Cortell Named Teacher of the Year

Students selected Andrew Cortell, assistant professor of international affairs, as Lewis & Clark’s Teacher of the Year for 2005. 

Students selected Andrew Cortell, assistant professor of international affairs, as Lewis & Clark’s Teacher of the Year for 2005. 

Cortell seeks to make each class a rigorous learning experience. “The subject matter may be the intricacies of world politics, but my ultimate aim is to use conceptual ideas developed in the field of international relations to teach students how to think and write analytically and, more generally, to develop critical thinking skills,” he explains. 

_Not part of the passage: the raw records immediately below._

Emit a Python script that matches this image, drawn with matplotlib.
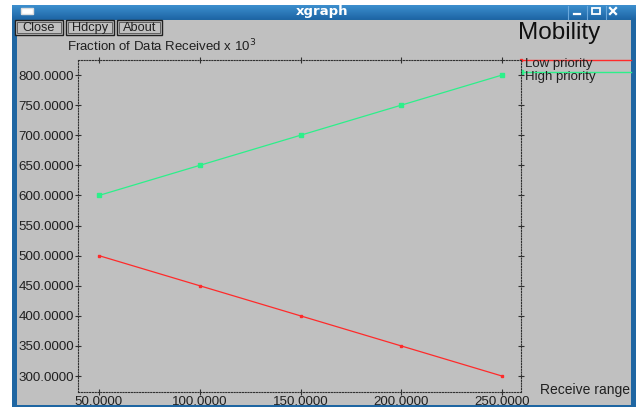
import matplotlib.pyplot as plt
import matplotlib.patches as mpatches
import numpy as np

# --- Data ---
receive_range = [50, 100, 150, 200, 250]
low_priority = [500, 450, 400, 350, 300]
high_priority = [600, 650, 700, 750, 800]
x_ticks = [50, 100, 150, 200, 250]
y_ticks = [300, 350, 400, 450, 500, 550, 600, 650, 700, 750, 800]

RED = '#ff2a2a'
GREEN = '#2cf08a'
GRAY = '#c0c0c0'
W, H = 639, 407

plt.rcParams['font.family'] = ['Liberation Sans', 'DejaVu Sans']

fig = plt.figure(figsize=(W / 100, H / 100), dpi=100)
fig.patch.set_facecolor('white')

# --- Window chrome drawn in pixel coordinates ---
bg = fig.add_axes([0, 0, 1, 1])
bg.set_xlim(0, W)
bg.set_ylim(H, 0)
bg.axis('off')

# blue frame + title bar gradient
grad = np.linspace(0, 1, 64).reshape(-1, 1)
bg.imshow(grad, cmap=plt.matplotlib.colors.LinearSegmentedColormap.from_list(
    'bar', ['#3d8fcf', '#1c64a3']), extent=[12, 636, 20, 5], aspect='auto', zorder=1)
bg.add_patch(mpatches.Rectangle((12, 19), 624, 388, facecolor='#1f66a2', edgecolor='none', zorder=1))
bg.add_patch(mpatches.Rectangle((17, 20), 614, 385, facecolor=GRAY, edgecolor='none', zorder=2))

# title bar contents
bg.text(322, 11.5, 'xgraph', color='white', fontsize=9.5, fontweight='bold',
        ha='center', va='center', family='DejaVu Sans', zorder=3)
bg.add_patch(mpatches.Rectangle((21, 8), 12, 6, facecolor='white', edgecolor='#dddddd', zorder=3))
for sx in (568, 587, 606):
    bg.plot([sx, sx], [6, 19], color='#6aa8dc', lw=0.8, zorder=3)
bg.plot([574, 580], [14, 14], color='white', lw=1.6, zorder=3)
bg.add_patch(mpatches.Rectangle((592, 8), 8, 6, facecolor='none', edgecolor='white', lw=1.3, zorder=3))
bg.plot([610, 616], [8, 14], color='white', lw=1.6, zorder=3)
bg.plot([610, 616], [14, 8], color='white', lw=1.6, zorder=3)

# xgraph buttons
for label, x0, x1 in [('Close', 15, 63), ('Hdcpy', 66, 114), ('About', 117, 162)]:
    bg.add_patch(mpatches.Rectangle((x0, 20), x1 - x0, 15, facecolor=GRAY,
                                    edgecolor='#202020', lw=1.0, zorder=3))
    bg.add_patch(mpatches.Rectangle((x0 + 2, 22), x1 - x0 - 4, 11, facecolor='none',
                                    edgecolor='#505050', lw=0.6, zorder=3))
    bg.text((x0 + x1) / 2, 28, label, fontsize=9.2, color='#202020',
            ha='center', va='center', zorder=4)

# titles
bg.text(559, 33, 'Mobility', fontsize=17.5, color='#101010', ha='center', va='center', zorder=3)
bg.text(67, 46, r'Fraction of Data Received x 10$^{3}$', fontsize=9.5, color='#202020',
        ha='left', va='center', zorder=3)
bg.text(630, 390, 'Receive range', fontsize=10, color='#202020', ha='right', va='center', zorder=3)

# legend lines to the right of the plot
bg.plot([521, 631], [60, 60], color=RED, lw=1.0, zorder=3)
bg.plot([521, 631], [72, 72], color=GREEN, lw=1.0, zorder=3)
bg.plot([521], [60], 's', color=RED, ms=2, zorder=3)
bg.plot([521], [72], 's', color=GREEN, ms=3, zorder=3)
bg.text(525, 64, 'Low priority', fontsize=9.5, color='#202020', ha='left', va='center', zorder=3)
bg.text(525, 77, 'High priority', fontsize=9.5, color='#202020', ha='left', va='center', zorder=3)

# --- Plot area ---
left, right, top, bottom = 78, 521, 60, 392
ax = fig.add_axes([left / W, 1 - bottom / H, (right - left) / W, (bottom - top) / H])
ax.set_facecolor(GRAY)

ax.plot(receive_range, low_priority, color=RED, lw=0.9, marker='s', ms=2)
ax.plot(receive_range, high_priority, color=GREEN, lw=0.9, marker='s', ms=3.5)

ax.set_xlim(39.6, 259.4)
ax.set_ylim(273.5, 825)
ax.set_xticks(x_ticks)
ax.set_yticks(y_ticks)
ax.set_xticklabels([f'{v:.4f}' for v in x_ticks])
ax.set_yticklabels([f'{v:.4f}' for v in y_ticks])
ax.tick_params(axis='both', labelsize=9.6, labelcolor='#202020', color='#303030',
               direction='inout', length=4, width=0.8, pad=1,
               top=True, right=True)

for sp in ax.spines.values():
    sp.set_linestyle((0, (1, 1.5)))
    sp.set_linewidth(0.8)
    sp.set_color('#303030')

fig.savefig('out.png', dpi=100, facecolor=fig.get_facecolor())
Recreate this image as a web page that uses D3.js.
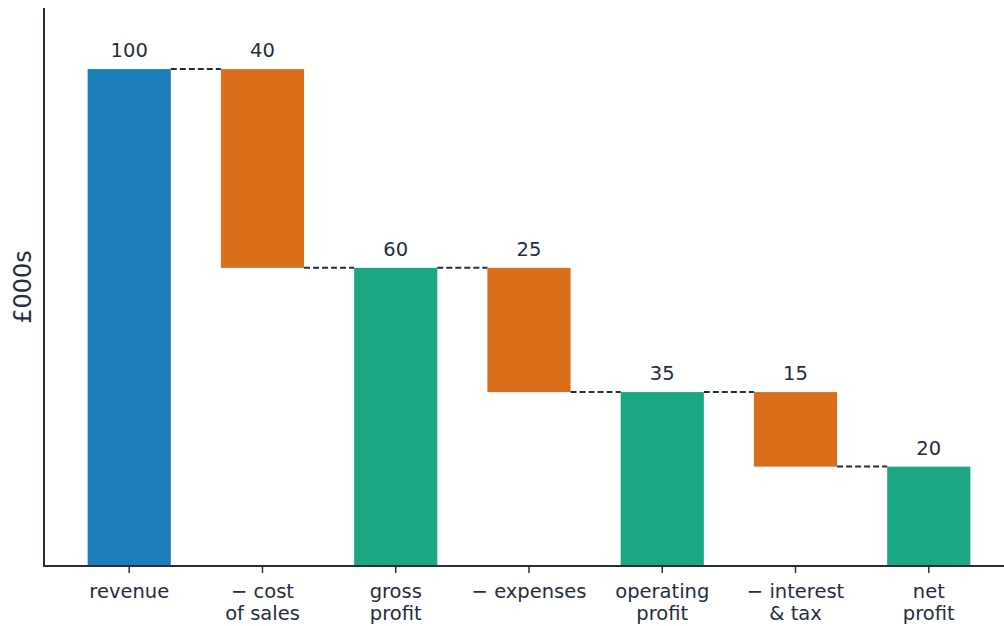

He finds fulfillment in the classroom because he loves to teach and enjoys interacting with bright, engaged students. Teaching also energizes his work as a scholar. “Students here ask many questions; they are curious,” says Cortell. “And they react very positively when I bring my research into the classroom. Their questions force me to think through my ideas, often in unanticipated ways.”

Students apparently agree. “Professor Cortell has galvanized an interest in politics and infused a passion about higher learning,” wrote Nicholas Wetzler ’05, international affairs major, when he nominated Cortell for the top teacher award. “Students who have taken his courses have met intellectual challenges that have changed the way they think about the world in profound ways.”

Cortell has been at Lewis & Clark since 1999. His current research focuses on international norms, international organizations, states’ political institutions, and globalization.

The top teacher is named each year by members of the Dr. Robert B. Pamplin Jr. Society of Fellows, who solicit nominations from Lewis & Clark’s undergraduate students.